Tuesday, June 16, 2009
The Wall Street Journal has a whiny story about all the people in your workplace and otherwise who are impelled to report that they more miserable than thou.
Think your day was bad? Mine was worse.
Misery once loved company. Co-workers whined to each other about nagging bosses and filthy microwaves. Friends moaned about lazy spouses. Spouses griped about noisy neighbors. Venting helped people bond and made them feel better.
But as times get tougher, complaining is starting to look more like a blood sport than a coping mechanism. Stressed to the max and desperate for everyone to know it, many of us are trying to trump each other with our carping. You could call it "misery poker."
Instead of sharing our misery, we seem to be using it as a competitive weapon. To score points, co-workers brag about their workloads. And couples brandish their stress to negotiate who will make dinner or give the kids a bath. Friends, too, sometimes complain just to get attention.
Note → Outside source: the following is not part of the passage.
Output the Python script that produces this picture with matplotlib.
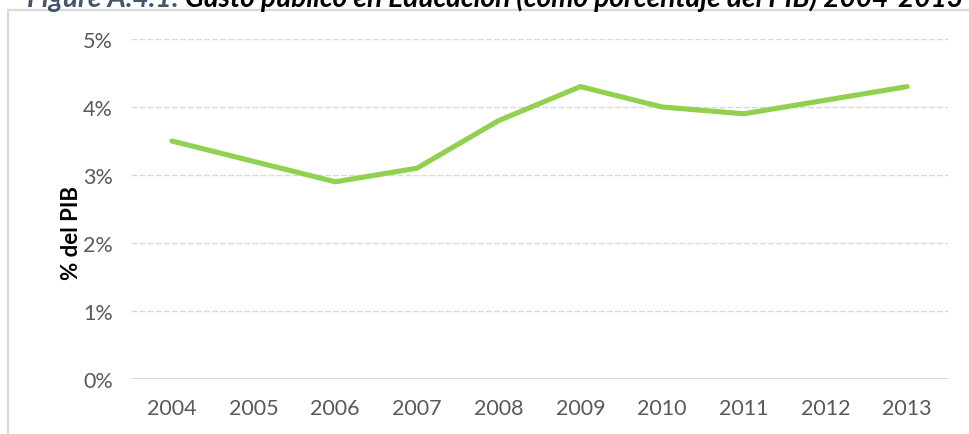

Actually, the article has it all wrong. Even sharing your misery is an imposition, and increases the aggregate ambient stress rather than reducing it. Sure, you may feel better for having "shared," but the rest of us now have to choose between giving a rat's ass and absorbing your issues or, well, not. And, by the way, it is not even clear that your "sharing" helps you. Maybe it just allows you to avoid the tough work of conquering your personal demons.
Terrible things happen. Lots of people are, in fact, actual victims instead of self-inflicted make-believe victims. The question is whether one's status as a victim, however legitimate, should be so prestigious that you have reason to promote it as if it were an accomplishment. It is not. Stop it.
Pyrus - Great link, thanks. I was not aware of that skit, but it pretty much sums up why I (and presumably, TigerHawk as well) would not be a very good shrink. My basic approach is, "suck it up and deal." This runs fairly contrary to the Oprah-ization of America, where it is perfectly normal and accepted to discuss one's problems and private matters in front of a national TV audience (and in fairness to Oprah, she did not invent this method, although she probably perfected it; and, she covers many other things on her shows, as I understand it).
Sure, discuss problems privately with your friends, and they might help you come up with a good solution -- that's what friends do for each other. But it is definitely a good idea to keep it out of the workplace, where, you know, you're actually supposed to get stuff done and be productive.
An excellent post. Just Saturday I shut off a friend who was starting off with, "I don't mean to complain, but..."
I replied, "Then don't complain and let's talk about how we are going to make this work." That brought a smile to everyone's face.
And Bob Newhart nailed it with that sketch.